* [Aim of the task] Retype the stretch of lines that starts at the line containing "What matplotlib code" and ends at the line containing "from matplotlib.ticker import MultipleLocator", inclusive. Do not include pictures.

Rows from a dataset of charts and code
════════════════
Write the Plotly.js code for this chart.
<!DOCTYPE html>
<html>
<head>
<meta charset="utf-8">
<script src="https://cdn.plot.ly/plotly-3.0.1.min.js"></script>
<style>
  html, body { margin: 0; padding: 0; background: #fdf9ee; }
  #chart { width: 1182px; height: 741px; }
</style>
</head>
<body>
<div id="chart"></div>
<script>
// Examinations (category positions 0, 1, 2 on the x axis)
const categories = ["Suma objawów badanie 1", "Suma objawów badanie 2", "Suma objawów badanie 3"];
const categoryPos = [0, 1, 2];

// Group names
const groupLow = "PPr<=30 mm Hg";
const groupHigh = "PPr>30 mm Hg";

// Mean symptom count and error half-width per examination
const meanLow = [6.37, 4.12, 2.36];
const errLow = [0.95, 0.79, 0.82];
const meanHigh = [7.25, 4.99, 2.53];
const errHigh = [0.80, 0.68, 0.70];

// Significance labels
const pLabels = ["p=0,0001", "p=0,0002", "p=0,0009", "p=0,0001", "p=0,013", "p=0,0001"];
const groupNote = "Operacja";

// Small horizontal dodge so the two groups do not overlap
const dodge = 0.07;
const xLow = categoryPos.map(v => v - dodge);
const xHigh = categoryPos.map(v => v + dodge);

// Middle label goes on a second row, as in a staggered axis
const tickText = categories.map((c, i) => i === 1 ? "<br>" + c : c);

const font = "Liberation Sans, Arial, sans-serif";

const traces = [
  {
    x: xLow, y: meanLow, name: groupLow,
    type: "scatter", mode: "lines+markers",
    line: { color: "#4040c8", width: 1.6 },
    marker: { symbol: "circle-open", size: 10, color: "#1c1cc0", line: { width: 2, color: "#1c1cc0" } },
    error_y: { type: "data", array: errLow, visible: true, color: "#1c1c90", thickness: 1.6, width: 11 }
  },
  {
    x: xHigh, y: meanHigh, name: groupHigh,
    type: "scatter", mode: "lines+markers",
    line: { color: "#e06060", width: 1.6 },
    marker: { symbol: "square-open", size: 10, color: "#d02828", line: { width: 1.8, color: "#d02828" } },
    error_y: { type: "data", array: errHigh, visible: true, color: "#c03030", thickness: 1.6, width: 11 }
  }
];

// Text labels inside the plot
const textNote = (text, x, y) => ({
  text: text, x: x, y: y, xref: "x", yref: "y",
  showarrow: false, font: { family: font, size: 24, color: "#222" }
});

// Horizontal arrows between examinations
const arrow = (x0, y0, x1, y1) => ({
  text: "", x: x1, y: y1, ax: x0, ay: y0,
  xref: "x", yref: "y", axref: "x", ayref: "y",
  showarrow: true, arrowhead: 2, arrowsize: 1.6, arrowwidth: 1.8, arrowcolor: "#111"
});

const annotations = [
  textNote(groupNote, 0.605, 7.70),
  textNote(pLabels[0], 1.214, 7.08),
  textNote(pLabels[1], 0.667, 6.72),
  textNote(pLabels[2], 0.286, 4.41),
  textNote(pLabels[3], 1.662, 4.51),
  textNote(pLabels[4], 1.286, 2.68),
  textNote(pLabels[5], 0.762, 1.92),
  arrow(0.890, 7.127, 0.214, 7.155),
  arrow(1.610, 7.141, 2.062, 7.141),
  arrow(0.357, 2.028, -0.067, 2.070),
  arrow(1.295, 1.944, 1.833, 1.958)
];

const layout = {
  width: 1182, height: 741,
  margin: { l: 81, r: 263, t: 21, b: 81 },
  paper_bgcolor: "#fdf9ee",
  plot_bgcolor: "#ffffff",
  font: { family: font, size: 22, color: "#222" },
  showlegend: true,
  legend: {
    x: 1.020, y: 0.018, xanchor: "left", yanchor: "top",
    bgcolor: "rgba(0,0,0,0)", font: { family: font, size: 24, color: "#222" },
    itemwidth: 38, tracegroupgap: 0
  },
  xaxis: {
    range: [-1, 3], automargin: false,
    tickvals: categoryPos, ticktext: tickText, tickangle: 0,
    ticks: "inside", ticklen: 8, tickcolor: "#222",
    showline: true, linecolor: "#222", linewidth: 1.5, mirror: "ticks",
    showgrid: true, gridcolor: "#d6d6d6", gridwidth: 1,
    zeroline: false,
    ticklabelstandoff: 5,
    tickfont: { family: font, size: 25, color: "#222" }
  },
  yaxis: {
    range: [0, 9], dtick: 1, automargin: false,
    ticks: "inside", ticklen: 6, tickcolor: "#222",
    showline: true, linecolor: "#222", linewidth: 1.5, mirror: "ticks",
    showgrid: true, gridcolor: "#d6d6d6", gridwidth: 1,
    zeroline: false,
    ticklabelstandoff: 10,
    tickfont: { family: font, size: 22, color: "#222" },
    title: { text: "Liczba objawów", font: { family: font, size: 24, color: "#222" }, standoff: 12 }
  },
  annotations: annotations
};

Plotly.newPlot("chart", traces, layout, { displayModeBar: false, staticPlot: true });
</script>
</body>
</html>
════════════════
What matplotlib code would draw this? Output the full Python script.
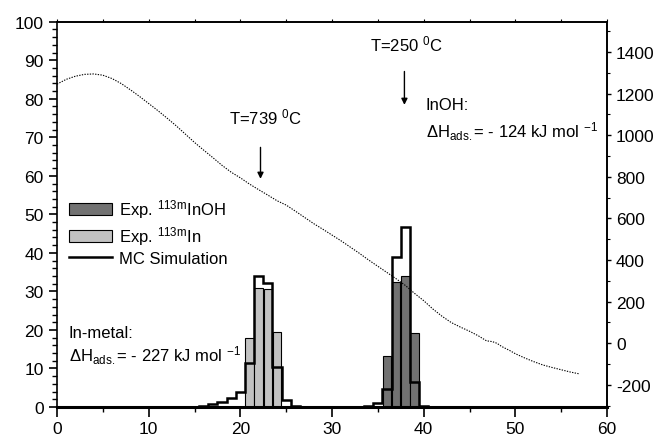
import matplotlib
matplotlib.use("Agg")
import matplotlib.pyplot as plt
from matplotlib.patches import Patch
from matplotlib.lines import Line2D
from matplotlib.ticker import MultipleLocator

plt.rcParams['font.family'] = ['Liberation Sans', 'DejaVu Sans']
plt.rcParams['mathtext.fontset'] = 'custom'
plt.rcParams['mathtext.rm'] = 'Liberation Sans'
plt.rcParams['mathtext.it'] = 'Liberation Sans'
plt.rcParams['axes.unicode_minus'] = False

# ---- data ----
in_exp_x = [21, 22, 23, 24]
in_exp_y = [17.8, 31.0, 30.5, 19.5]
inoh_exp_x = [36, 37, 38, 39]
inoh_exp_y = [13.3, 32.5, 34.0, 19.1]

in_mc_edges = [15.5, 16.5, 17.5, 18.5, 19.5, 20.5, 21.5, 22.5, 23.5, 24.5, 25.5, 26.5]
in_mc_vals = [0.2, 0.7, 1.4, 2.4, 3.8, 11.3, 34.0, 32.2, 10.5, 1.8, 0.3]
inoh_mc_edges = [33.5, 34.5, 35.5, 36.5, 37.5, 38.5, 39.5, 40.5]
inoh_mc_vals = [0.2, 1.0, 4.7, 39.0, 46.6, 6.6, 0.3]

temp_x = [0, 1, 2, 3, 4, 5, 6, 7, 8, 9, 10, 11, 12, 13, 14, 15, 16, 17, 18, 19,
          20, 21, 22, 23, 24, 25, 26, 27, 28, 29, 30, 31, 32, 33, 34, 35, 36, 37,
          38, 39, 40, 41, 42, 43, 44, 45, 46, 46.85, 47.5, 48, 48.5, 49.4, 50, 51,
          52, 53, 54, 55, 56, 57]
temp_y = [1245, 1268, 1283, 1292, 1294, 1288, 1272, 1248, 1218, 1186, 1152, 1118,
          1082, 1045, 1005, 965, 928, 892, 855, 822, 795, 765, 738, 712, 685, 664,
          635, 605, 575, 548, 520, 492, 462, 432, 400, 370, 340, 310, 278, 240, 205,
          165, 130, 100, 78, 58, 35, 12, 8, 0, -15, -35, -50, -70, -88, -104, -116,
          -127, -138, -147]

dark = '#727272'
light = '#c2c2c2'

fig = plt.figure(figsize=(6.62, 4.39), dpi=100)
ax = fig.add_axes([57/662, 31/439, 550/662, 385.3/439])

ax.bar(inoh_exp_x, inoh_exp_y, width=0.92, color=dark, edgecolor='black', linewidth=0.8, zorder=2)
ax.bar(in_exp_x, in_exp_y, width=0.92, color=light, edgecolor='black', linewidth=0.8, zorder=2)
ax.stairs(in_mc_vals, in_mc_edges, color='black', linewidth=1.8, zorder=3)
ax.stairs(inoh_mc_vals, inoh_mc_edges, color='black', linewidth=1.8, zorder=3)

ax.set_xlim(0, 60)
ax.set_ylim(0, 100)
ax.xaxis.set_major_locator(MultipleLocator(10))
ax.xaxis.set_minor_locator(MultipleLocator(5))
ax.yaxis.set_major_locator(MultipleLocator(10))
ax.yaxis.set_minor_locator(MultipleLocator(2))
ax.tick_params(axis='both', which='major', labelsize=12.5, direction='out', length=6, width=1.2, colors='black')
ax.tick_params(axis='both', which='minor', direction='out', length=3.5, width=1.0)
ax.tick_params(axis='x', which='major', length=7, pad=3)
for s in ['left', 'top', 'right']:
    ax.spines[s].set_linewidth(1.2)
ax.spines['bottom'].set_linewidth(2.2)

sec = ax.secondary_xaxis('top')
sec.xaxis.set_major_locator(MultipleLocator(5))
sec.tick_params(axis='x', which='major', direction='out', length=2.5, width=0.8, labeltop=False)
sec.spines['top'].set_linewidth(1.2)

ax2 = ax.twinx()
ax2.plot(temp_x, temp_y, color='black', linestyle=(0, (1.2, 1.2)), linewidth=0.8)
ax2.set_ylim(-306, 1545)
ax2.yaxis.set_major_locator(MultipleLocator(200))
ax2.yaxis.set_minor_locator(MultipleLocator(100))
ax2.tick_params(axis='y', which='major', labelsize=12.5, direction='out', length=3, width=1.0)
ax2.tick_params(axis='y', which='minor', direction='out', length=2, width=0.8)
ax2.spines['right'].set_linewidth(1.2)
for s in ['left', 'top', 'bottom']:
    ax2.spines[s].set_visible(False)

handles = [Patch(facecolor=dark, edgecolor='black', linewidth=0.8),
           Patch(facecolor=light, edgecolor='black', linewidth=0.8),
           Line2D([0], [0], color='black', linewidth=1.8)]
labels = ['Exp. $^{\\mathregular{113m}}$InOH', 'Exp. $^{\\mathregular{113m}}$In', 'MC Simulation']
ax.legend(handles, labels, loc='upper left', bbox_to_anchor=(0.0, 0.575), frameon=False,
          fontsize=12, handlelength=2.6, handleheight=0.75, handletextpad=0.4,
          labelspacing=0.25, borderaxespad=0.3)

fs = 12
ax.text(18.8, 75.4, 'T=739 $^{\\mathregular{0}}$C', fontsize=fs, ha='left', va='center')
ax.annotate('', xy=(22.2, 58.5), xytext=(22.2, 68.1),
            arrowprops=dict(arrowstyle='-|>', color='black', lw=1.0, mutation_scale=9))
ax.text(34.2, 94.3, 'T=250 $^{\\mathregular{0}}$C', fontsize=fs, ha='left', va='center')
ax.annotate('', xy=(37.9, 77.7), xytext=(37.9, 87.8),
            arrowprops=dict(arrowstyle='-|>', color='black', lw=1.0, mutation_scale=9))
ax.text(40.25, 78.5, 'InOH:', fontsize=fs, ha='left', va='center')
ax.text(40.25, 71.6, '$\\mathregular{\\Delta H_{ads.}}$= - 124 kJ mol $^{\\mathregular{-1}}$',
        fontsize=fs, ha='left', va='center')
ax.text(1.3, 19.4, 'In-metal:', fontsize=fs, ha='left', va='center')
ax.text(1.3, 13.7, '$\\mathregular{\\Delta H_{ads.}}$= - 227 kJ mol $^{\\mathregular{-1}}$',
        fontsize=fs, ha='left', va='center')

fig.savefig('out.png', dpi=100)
════════════════
* [Output below]
What matplotlib code would draw this? Output the full Python script.
import matplotlib
matplotlib.use("Agg")
import matplotlib.pyplot as plt
from matplotlib.patches import Patch
from matplotlib.lines import Line2D
from matplotlib.ticker import MultipleLocator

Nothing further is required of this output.